Last modified: 27 Feb 2025, 18:52:01 UTC

... And we still have to overcome the Fossil Fuels lobbying sabotaging the way to cheaper renewables.
Cheaper renewables...

We already have overcome our fossil lobby, our domestic lignite and coal ones. These greedy dinosaurs were forced to sold their dirty business either to a Czech billionaire (who took the deal just because he could prevent debitable liabilities for recultivating the ultra-large open pit mines).

The domestic coal lobby separated and transfered their dirty business into a publicly owned foundation (of course transfering all liabilities and perpetual costs (water management; land subsidence) of ~150 years of deep mining (~1,000 meters)). The former dinosaurs are now role-models, all-clean, and heavily invest into (heavily government subsidized) off-shore wind and solar. Market liberalization (separation of generation from transmission) broke up their monopolies but also relieved them from former duties to reliably feed the grid 24/7 which suddenly became the responsibility of our government grid agency.

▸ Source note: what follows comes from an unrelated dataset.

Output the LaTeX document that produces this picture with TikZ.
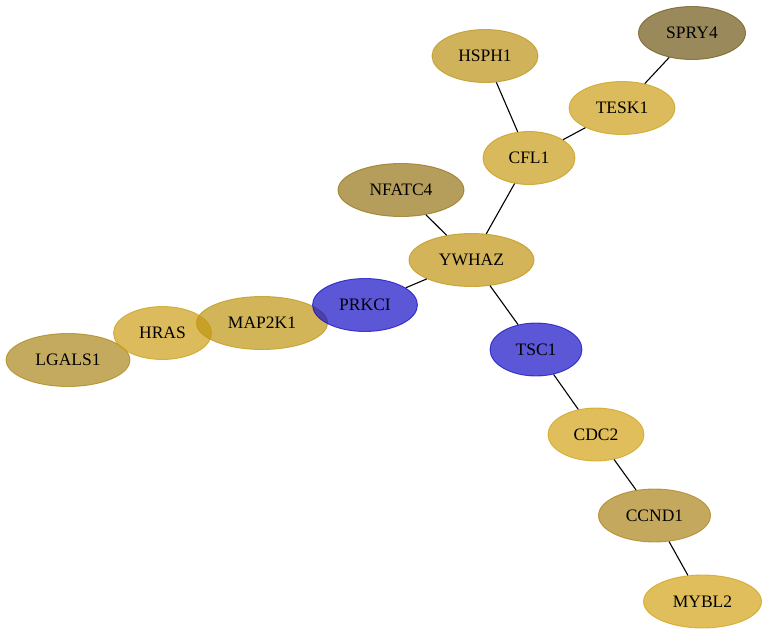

Clean dinosaurs now are mere 'market participants' who offer their generation capacities at will (if profitable). The (formerly strict regional or national) dinosaurs acquired critical flexible capacities all over Europe, even as far as the British Isles, making them more influential, more powerful as they ever had been in the past (not all-year-round but on these critical days when renewables are 'out of order' due to 'bad weather'). Now it seems, they began to learn it's sometimes even more profitable to shut off a critical number of their continent-wide dispersed flexible generation (unplanned failure, errr... act of nature... sh*t happens) which on days of stressed renewables supply explodes spot prices continent-wide; not far from market failure. Fantastic profits for even lesser expenses (ENRON gamblers could not have dreamed of such leverage). California 2000-2001? We can surpas that, continent-wide... In theory, the European grid will desintegrate into surviving parts, when supply misses to cover demand. So we firmly believe, it will survive, when physical limits are tested... btw. most severly in the continental grids most connected centre (Germany)... Just, go ahead...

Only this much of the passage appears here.